Dommage qu'on ait pas pu se croiser au cours du WE ...
François
Commentaire de chanthy posté le 31-10-2009 à 22:43:00
super chrono malgré tout!
bonne récup.
au plaisir de se croiser
Commentaire de taz28 posté le 01-11-2009 à 10:08:00
En tous cas, je note ton soucie du détail, tu as harmonisé ta couette avec les dessins japonais du maillot du marathon ;-))
Toulouse ne fût une réussite pour personne, étonnant tous ces semi échecs ce jour là !! (enfin tu gardes un chrono tout à fait honorable !!)

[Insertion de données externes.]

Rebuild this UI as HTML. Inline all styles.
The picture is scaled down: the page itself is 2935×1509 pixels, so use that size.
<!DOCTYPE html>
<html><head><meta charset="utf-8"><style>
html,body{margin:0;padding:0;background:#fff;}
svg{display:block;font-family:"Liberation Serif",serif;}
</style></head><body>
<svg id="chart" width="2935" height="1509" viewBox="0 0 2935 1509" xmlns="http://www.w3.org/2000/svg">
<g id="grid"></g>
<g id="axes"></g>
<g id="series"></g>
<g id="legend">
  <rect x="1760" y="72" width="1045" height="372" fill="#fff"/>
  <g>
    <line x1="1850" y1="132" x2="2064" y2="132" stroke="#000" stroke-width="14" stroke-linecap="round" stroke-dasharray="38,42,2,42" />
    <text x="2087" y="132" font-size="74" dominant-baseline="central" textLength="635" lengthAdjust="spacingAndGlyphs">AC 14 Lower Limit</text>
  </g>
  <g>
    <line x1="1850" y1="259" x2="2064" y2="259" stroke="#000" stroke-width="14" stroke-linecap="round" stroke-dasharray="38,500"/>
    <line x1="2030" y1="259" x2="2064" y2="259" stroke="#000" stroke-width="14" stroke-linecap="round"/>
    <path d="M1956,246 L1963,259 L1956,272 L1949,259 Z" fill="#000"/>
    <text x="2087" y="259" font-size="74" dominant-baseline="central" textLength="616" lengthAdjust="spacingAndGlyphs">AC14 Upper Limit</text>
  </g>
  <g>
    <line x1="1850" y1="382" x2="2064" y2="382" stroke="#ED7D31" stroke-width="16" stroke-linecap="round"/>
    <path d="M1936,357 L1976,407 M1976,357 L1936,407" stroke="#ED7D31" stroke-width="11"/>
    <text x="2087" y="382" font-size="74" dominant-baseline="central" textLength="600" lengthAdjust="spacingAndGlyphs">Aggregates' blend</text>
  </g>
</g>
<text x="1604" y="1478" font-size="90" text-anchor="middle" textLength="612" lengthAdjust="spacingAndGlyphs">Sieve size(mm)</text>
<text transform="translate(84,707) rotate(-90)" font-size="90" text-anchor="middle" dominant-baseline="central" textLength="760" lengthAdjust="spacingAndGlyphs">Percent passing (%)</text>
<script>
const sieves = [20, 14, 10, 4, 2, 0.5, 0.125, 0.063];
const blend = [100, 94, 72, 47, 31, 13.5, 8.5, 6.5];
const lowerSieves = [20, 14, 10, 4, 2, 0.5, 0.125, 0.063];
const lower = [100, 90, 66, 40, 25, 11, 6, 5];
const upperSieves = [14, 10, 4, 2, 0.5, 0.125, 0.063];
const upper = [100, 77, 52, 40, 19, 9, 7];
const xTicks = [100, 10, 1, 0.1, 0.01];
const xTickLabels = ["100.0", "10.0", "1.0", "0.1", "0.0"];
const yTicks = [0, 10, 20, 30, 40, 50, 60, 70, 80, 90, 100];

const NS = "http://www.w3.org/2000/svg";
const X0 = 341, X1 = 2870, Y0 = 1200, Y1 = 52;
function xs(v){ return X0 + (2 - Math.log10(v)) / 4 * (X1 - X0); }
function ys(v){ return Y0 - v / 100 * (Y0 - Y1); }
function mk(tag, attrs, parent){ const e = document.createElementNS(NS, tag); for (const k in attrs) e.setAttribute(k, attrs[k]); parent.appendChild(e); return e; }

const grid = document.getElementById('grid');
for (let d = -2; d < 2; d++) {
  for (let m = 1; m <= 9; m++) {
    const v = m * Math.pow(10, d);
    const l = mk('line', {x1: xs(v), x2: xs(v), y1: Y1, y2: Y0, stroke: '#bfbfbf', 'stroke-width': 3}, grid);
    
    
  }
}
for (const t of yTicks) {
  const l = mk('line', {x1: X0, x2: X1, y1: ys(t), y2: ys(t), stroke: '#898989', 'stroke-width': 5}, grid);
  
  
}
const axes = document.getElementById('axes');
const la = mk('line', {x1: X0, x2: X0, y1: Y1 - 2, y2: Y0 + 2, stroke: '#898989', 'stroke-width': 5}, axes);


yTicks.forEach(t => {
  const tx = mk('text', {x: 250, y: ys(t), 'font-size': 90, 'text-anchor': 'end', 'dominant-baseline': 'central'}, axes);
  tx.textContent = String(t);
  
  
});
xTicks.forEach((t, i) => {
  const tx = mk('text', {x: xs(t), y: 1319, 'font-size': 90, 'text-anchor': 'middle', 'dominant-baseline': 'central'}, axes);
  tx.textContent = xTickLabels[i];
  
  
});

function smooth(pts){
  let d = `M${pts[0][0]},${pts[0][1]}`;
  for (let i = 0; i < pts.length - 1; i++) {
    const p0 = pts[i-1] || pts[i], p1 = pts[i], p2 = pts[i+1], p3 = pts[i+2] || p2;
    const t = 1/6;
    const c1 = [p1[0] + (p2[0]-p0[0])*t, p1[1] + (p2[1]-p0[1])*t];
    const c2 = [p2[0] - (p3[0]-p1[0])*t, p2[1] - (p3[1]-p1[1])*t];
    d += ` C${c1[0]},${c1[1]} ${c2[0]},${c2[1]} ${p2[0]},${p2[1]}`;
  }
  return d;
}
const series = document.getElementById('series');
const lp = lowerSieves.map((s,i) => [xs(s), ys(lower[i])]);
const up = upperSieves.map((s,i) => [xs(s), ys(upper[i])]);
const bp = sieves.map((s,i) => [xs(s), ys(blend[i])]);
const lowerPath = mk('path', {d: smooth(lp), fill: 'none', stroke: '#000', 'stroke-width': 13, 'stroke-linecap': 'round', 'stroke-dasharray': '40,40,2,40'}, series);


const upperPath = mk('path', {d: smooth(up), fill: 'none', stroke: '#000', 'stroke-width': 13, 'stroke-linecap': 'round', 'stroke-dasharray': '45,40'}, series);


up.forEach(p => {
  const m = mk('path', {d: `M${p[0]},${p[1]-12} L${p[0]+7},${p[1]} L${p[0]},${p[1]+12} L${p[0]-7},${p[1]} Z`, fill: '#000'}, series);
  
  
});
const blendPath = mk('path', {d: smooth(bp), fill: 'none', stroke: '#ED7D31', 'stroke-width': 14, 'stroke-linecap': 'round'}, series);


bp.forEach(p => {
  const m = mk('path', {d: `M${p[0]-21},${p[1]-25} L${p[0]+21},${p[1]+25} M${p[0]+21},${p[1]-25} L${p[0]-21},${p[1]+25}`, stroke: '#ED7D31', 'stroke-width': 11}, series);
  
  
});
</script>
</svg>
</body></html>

A croire que le dieu du marathon ne voulait pas entendre nos souhaits !!
Récupère bien
Taz
Commentaire de hellaumax posté le 01-11-2009 à 21:42:00
J'ai beaucoup aimé ton récit, Yanael, notamment ta description du mur, ô combien réaliste, et j'en sais quelque chose! Il devait quand même être dur ce marathon, pour qu'on souffre tous autant...
Commentaire de bluesboy posté le 03-11-2009 à 14:37:00
C'est un chrono qui ferais honneur à pas mal de monde (dont moi).Ca te laisse de la marge pour améliorer ton temps,il faudrait soigner tes ennuis gastriques ,j'ai lu il n'y a pas trés longtemps que c'est une des raisons majeures des échecs sur les longues distances
A plus
Commentaire de Cliersou posté le 02-01-2010 à 20:53:00
Merci pour ce récit. Il correspond aussi au film que j'ai vécu à Toulouse ce jour même pour mon premier marathon fini en un peu moins de 3h30. Sur une base de 3h12 jusqu'au 29ème puis collision frontale avec un mur du 30ème et des crampes. Une galère pendant 10 km avec des kilos à plus de 7' sur la fin. Je finis les jambes raides et impossible à bouger pendant 10 minutes. Bonne continuation.
Commentaire de Cliersou posté le 02-01-2010 à 20:57:00
Merci pour ce récit. Il correspond aussi au film que j'ai vécu à Toulouse ce jour même pour mon premier marathon fini en un peu moins de 3h30. Sur une base de 3h12 jusqu'au 29ème puis collision frontale avec le mur du 30ème et poursuivi par un archer qui me criblait de flèches dans les cuisses et les mollets. Des crampes comme je n'en ai jamais eues. Une galère pendant 10 km avec des kilos à plus de 7' sur la fin. Je finis les jambes raides et impossible à bouger pendant 10 minutes. Bonne continuation et peut être RDV au 24/12/2010.